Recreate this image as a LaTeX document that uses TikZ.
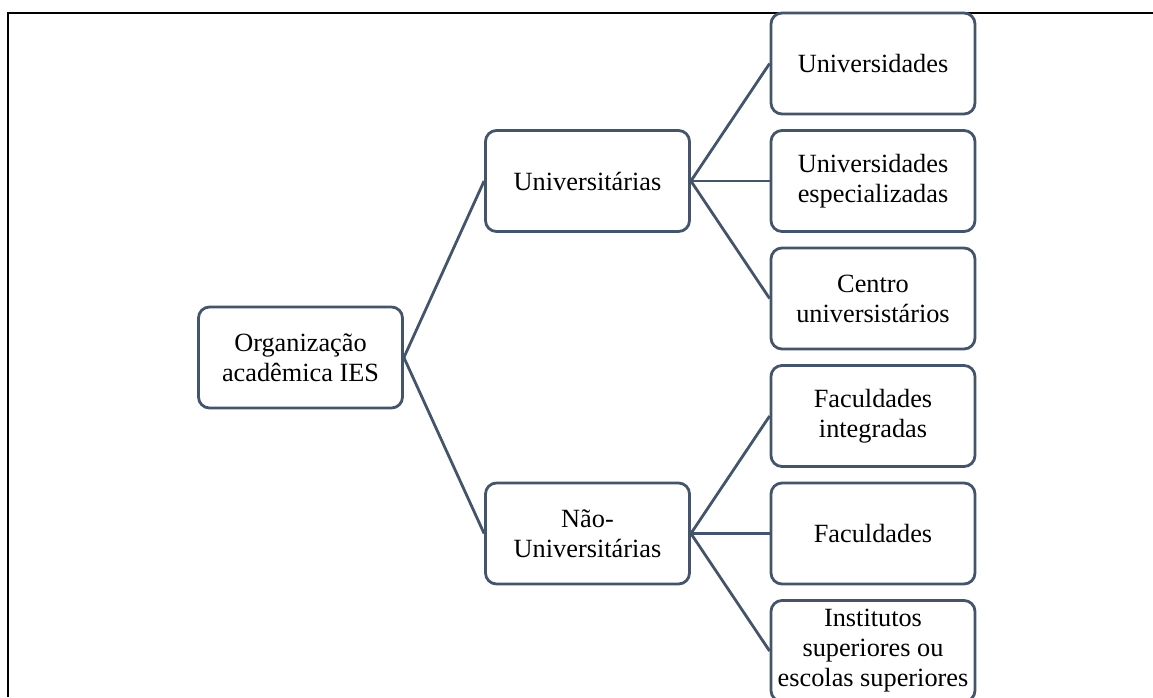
\documentclass[tikz,border=0pt]{standalone}
\usepackage{fontspec}
\setmainfont{Liberation Serif}
\definecolor{slate}{HTML}{44546A}
\begin{document}
\begin{tikzpicture}[x=1pt,y=-1pt,
  box/.style={draw=slate, line width=2.8pt, rounded corners=11pt, minimum width=204pt, minimum height=101pt, align=center, inner sep=0pt, font=\fontsize{26.3}{30}\selectfont, anchor=center},
  link/.style={draw=slate, line width=2.8pt}]
\useasboundingbox (0,0) rectangle (1153,697);
\clip (0,0) rectangle (1153,697);
\draw[line width=2pt] (7.5,697) -- (7.5,12.5) -- (1153,12.5);
\node[box] (org) at (300.5,357.5) {Organização\\acadêmica IES};
\node[box] (uni) at (587.5,181) {Universitárias};
\node[box] (nao) at (587.5,533.5) {Não-\\Universitárias};
\node[box] (l1) at (873,63.5) {Universidades};
\node[box] (l2) at (873,181) {Universidades\\especializadas};
\node[box] (l3) at (873,298.5) {Centro\\universistários};
\node[box] (l4) at (873,416) {Faculdades\\integradas};
\node[box] (l5) at (873,533.5) {Faculdades};
\node[box] (l6) at (873,651) {Institutos\\superiores ou\\escolas superiores};
\draw[link] (org.east) -- (uni.west);
\draw[link] (org.east) -- (nao.west);
\foreach \l in {l1,l2,l3} \draw[link] (uni.east) -- (\l.west);
\foreach \l in {l4,l5,l6} \draw[link] (nao.east) -- (\l.west);
\end{tikzpicture}
\end{document}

INSTRUCTIONS TO FOLLOW: Without including any pictures, print all of the material exactly as given.

EXERCISE RESPONSE:
Recreate this image as a LaTeX document that uses TikZ.
\documentclass[tikz,border=0pt]{standalone}
\usepackage{fontspec}
\setmainfont{Liberation Serif}
\definecolor{slate}{HTML}{44546A}
\begin{document}
\begin{tikzpicture}[x=1pt,y=-1pt,
  box/.style={draw=slate, line width=2.8pt, rounded corners=11pt, minimum width=204pt, minimum height=101pt, align=center, inner sep=0pt, font=\fontsize{26.3}{30}\selectfont, anchor=center},
  link/.style={draw=slate, line width=2.8pt}]
\useasboundingbox (0,0) rectangle (1153,697);
\clip (0,0) rectangle (1153,697);
\draw[line width=2pt] (7.5,697) -- (7.5,12.5) -- (1153,12.5);
\node[box] (org) at (300.5,357.5) {Organização\\acadêmica IES};
\node[box] (uni) at (587.5,181) {Universitárias};
\node[box] (nao) at (587.5,533.5) {Não-\\Universitárias};
\node[box] (l1) at (873,63.5) {Universidades};
\node[box] (l2) at (873,181) {Universidades\\especializadas};
\node[box] (l3) at (873,298.5) {Centro\\universistários};
\node[box] (l4) at (873,416) {Faculdades\\integradas};
\node[box] (l5) at (873,533.5) {Faculdades};
\node[box] (l6) at (873,651) {Institutos\\superiores ou\\escolas superiores};
\draw[link] (org.east) -- (uni.west);
\draw[link] (org.east) -- (nao.west);
\foreach \l in {l1,l2,l3} \draw[link] (uni.east) -- (\l.west);
\foreach \l in {l4,l5,l6} \draw[link] (nao.east) -- (\l.west);
\end{tikzpicture}
\end{document}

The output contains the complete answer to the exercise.